Winner: The Undertaker. Bray needed this win as last year he lost to Cena and now he’s looking like a rambling loon who can’t get the job done against the stars. He’s going to need immediate career resuscitation starting tomorrow night on RAW.
Brock Lesnar vs Roman Reigns
The fans are solidly on Team Lesnar. Sign of the Night: ‘It Never Reigns in Northern California.’ Lesnar dominates the match tossing Reigns around like he’s Brady Boone. Reigns gets in a few lucky shots that legitimately gets Lesnar bleeding from the side of his face and chin, but it just makes Brock look more like the live action Conan the Barbarian of wrestling he already was as he continues the onslaught.
Reigns eats several F5s, but kicks out of two only to get pummeled again. Reigns has had so little offense he’s like the modern Mikey Whipwreck. On the outside, Brock misses a charge and hits the ringpost enough to start bleeding. Even this isn’t enough to give Reigns a real advantage as the Superman punch only staggers Brock.
A spear can’t get the win either and just as Brock counters with another F5, Rollins’ music hits. Time to cash in!
Now the match is a triple threat and if you can’t predict this ending you haven’t been watching long enough. Lesnar catches Rollins for an F5, but Reigns spears him.
That gives Rollins enough of an opening to hit the curb stomp (the same one that couldn’t pin Orton earlier) to win the title and move the belt off the part-time Lesnar without ruining his credibility.
Winner: Rollins. I didn’t like Rollins losing to Orton earlier in the show, but it was absolutely the right move considering the ending. Now Orton can demand a title shot after beating the champ, but so too can Bryan, who beat Rollins to get the No. 1 contender match at Fastlane.

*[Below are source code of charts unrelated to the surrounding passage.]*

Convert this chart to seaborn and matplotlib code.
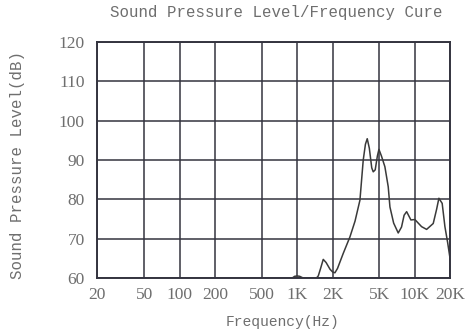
import matplotlib
matplotlib.use("Agg")
import matplotlib.pyplot as plt
import seaborn as sns
import pandas as pd
from matplotlib.ticker import FixedLocator, NullLocator

# ---- data ----
freq_hz = [900, 950, 1000, 1050, 1100, 1150, 1300, 1450, 1510, 1580, 1664, 1760,
           1900, 2000, 2091, 2200, 2460, 2806, 3100, 3412, 3640, 3800, 3936, 4100,
           4300, 4426, 4600, 4800, 4948, 5200, 5560, 5937, 6137, 6600, 7218, 7700,
           8100, 8510, 9250, 10000, 11400, 12580, 14320, 15300, 16000, 17060,
           18000, 19000, 20000]
spl_db = [60.0, 60.5, 60.6, 60.5, 60.2, 60.0, 60.0, 60.0, 60.6, 62.5, 64.8, 64.0,
          62.3, 61.6, 61.4, 62.5, 66.3, 70.5, 74.5, 79.8, 90.0, 94.0, 95.4, 93.0,
          88.0, 87.0, 87.5, 91.0, 92.7, 91.0, 88.3, 83.2, 78.1, 74.0, 71.5, 73.0,
          76.0, 76.9, 74.8, 74.9, 73.1, 72.4, 73.9, 77.5, 80.3, 79.0, 73.1, 69.0,
          64.6]

x_ticks = [20, 50, 100, 200, 500, 1000, 2000, 5000, 10000, 20000]
x_tick_labels = ["20", "50", "100", "200", "500", "1K", "2K", "5K", "10K", "20K"]
y_ticks = [60, 70, 80, 90, 100, 110, 120]

title = "Sound Pressure Level/Frequency Cure"
x_label = "Frequency(Hz)"
y_label = "Sound Pressure Level(dB)"

df = pd.DataFrame({"freq": freq_hz, "spl": spl_db})

sns.set_style("white")
plt.rcParams["font.family"] = ["Liberation Mono", "DejaVu Sans"]

txt = "#6e6e6e"
gridc = "#34343f"

fig = plt.figure(figsize=(4.73, 3.35), dpi=100)
ax = fig.add_axes([97.3 / 473, 1 - 278.3 / 335, (450.3 - 97.3) / 473, (278.3 - 41.7) / 335])

sns.lineplot(data=df, x="freq", y="spl", ax=ax, color="#3a3a3a", linewidth=1.1,
             estimator=None, sort=False)

ax.set_xscale("log")
ax.set_xlim(20, 20000)
ax.set_ylim(60, 120)
ax.xaxis.set_major_locator(FixedLocator(x_ticks))
ax.xaxis.set_minor_locator(NullLocator())
ax.set_xticklabels(x_tick_labels)
ax.set_yticks(y_ticks)

ax.grid(True, which="major", color=gridc, linewidth=1.1)
ax.set_axisbelow(True)
for s in ax.spines.values():
    s.set_visible(True)
    s.set_color(gridc)
    s.set_linewidth(1.4)

ax.tick_params(axis="both", length=0, colors=txt)
ax.tick_params(axis="y", pad=9)
ax.tick_params(axis="x", pad=6)
for lab in ax.get_xticklabels() + ax.get_yticklabels():
    lab.set_fontfamily(["Liberation Serif", "DejaVu Serif"])
    lab.set_fontsize(12.5)

ax.set_xlabel(x_label, fontsize=10.5, color=txt)
ax.xaxis.set_label_coords(0.526, -0.155)
ax.set_ylabel(y_label, fontsize=11.3, color=txt)
ax.yaxis.set_label_coords(-0.205, 0.479)
fig.text(0.585, 0.962, title, ha="center", va="center", fontsize=11.3, color=txt)

fig.savefig("out.png", dpi=100, facecolor="white")
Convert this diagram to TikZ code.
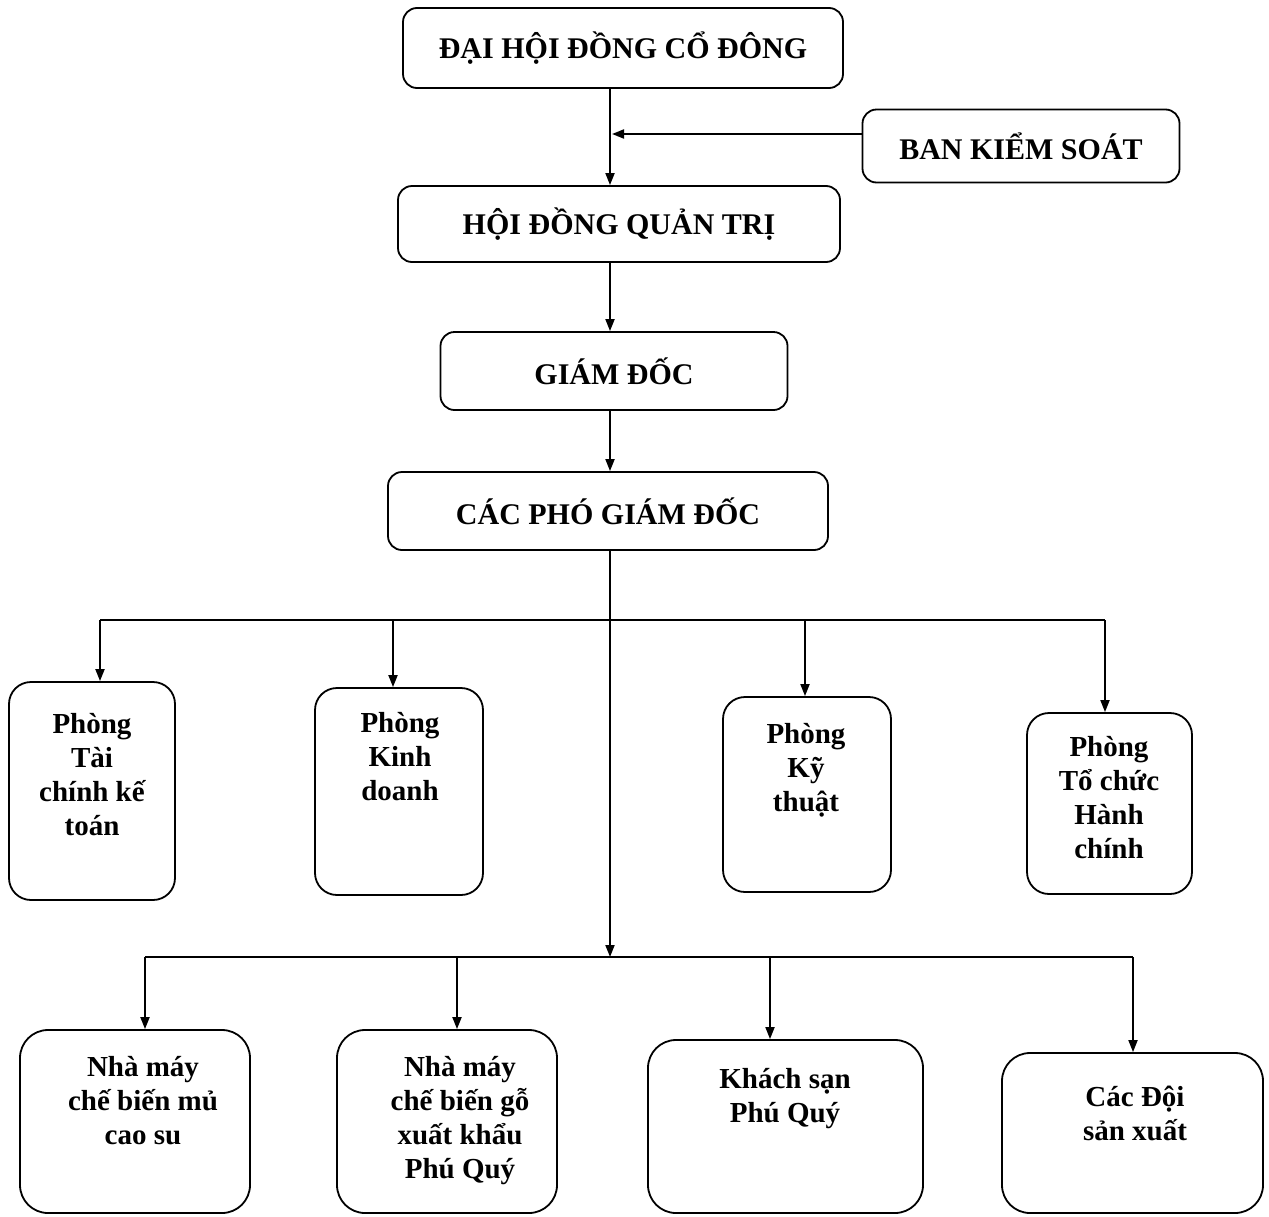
\documentclass[tikz,border=0pt]{standalone}
\usepackage{fontspec}
\setmainfont{Liberation Serif}
\usetikzlibrary{arrows.meta,fit}
\begin{document}
\begin{tikzpicture}[x=0.5pt,y=-0.5pt,
  line width=0.9pt,
  title/.style={draw, rounded corners=7pt, font=\bfseries\fontsize{15}{18}\selectfont, inner sep=0pt},
  dept/.style={draw, rounded corners=11pt, inner sep=0pt},
  unitbox/.style={draw, rounded corners=14pt, inner sep=0pt},
  lbl/.style={align=center, font=\bfseries\fontsize{14.5}{17}\selectfont, inner sep=0pt, anchor=north},
  arr/.style={-{Triangle[length=6pt,width=4.5pt]}}]
\fill[white] (0,0) rectangle (1269,1216);
\useasboundingbox (0,0) rectangle (1269,1216);

% top boxes
\node[title, minimum width=220pt, minimum height=40pt] (dhd) at (623,48) {ĐẠI HỘI ĐỒNG CỔ ĐÔNG};
\node[title, minimum width=158.5pt, minimum height=36.5pt] (bks) at (1021,146) {BAN KIỂM SOÁT};
\node[title, minimum width=221pt, minimum height=38pt] (hdqt) at (619,224) {HỘI ĐỒNG QUẢN TRỊ};
\node[title, minimum width=173.5pt, minimum height=39pt] (gd) at (614,371) {GIÁM ĐỐC};
\node[title, minimum width=220pt, minimum height=39pt] (cpgd) at (608,511) {CÁC PHÓ GIÁM ĐỐC};

% departments
\node[dept, fit={(9,682) (175,900)}] (tc) {};
\node[dept, fit={(315,688) (483,895)}] (kd) {};
\node[dept, fit={(723,697) (891,892)}] (kt) {};
\node[dept, fit={(1027,713) (1192,894)}] (tcc) {};
\node[lbl] (tc-t) at (92,712) {Phòng\\Tài\\chính kế\\toán};
\node[lbl] (kd-t) at (400,711) {Phòng\\Kinh\\doanh};
\node[lbl] (kt-t) at (806,722) {Phòng\\Kỹ\\thuật};
\node[lbl] (tcc-t) at (1109,735) {Phòng\\Tổ chức\\Hành\\chính};

% units
\node[unitbox, fit={(20,1030) (250,1213)}] (mu) {};
\node[unitbox, fit={(337,1030) (557,1213)}] (go) {};
\node[unitbox, fit={(648,1040) (923,1213)}] (ks) {};
\node[unitbox, fit={(1002,1053) (1263,1213)}] (doi) {};
\node[lbl] (mu-t) at (143,1055) {Nhà máy\\chế biến mủ\\cao su};
\node[lbl] (go-t) at (460,1055) {Nhà máy\\chế biến gỗ\\xuất khẩu\\Phú Quý};
\node[lbl] (ks-t) at (785,1067) {Khách sạn\\Phú Quý};
\node[lbl] (doi-t) at (1135,1085) {Các Đội\\sản xuất};

% helper coordinates
\coordinate (c1) at (610,0);
\coordinate (k) at (612,134);
\coordinate (b2) at (0,957);
\coordinate (u1) at (100,620);
\coordinate (u2) at (393,620);
\coordinate (u3) at (805,620);
\coordinate (u4) at (1105,620);
\coordinate (l1) at (145,957);
\coordinate (l2) at (457,957);
\coordinate (l3) at (770,957);
\coordinate (l4) at (1133,957);

% main chain
\draw[arr] (dhd.south -| c1) -- (hdqt.north -| c1);
\draw[arr] (bks.west |- k) -- (k);
\draw[arr] (hdqt.south -| c1) -- (gd.north -| c1);
\draw[arr] (gd.south -| c1) -- (cpgd.north -| c1);
\draw[arr] (cpgd.south -| c1) -- (c1 |- b2);

% buses
\draw (u1) -- (u4);
\draw (l1) -- (l4);
\draw[arr] (u1) -- (u1 |- tc.north);
\draw[arr] (u2) -- (u2 |- kd.north);
\draw[arr] (u3) -- (u3 |- kt.north);
\draw[arr] (u4) -- (u4 |- tcc.north);
\draw[arr] (l1) -- (l1 |- mu.north);
\draw[arr] (l2) -- (l2 |- go.north);
\draw[arr] (l3) -- (l3 |- ks.north);
\draw[arr] (l4) -- (l4 |- doi.north);
\end{tikzpicture}
\end{document}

Reigns can seek payback for Rollins ruining his moment and Lesnar can call in his rematch. Not to mention Ambrose still has a score to settle with his former SHIELD-mate. Rollins is easily the best option for the belt and with The Authority backing him, they could reasonably keep the belt on him until Wrestlemania 32 when perhaps a NXT star has emerged as the company’s hottest act?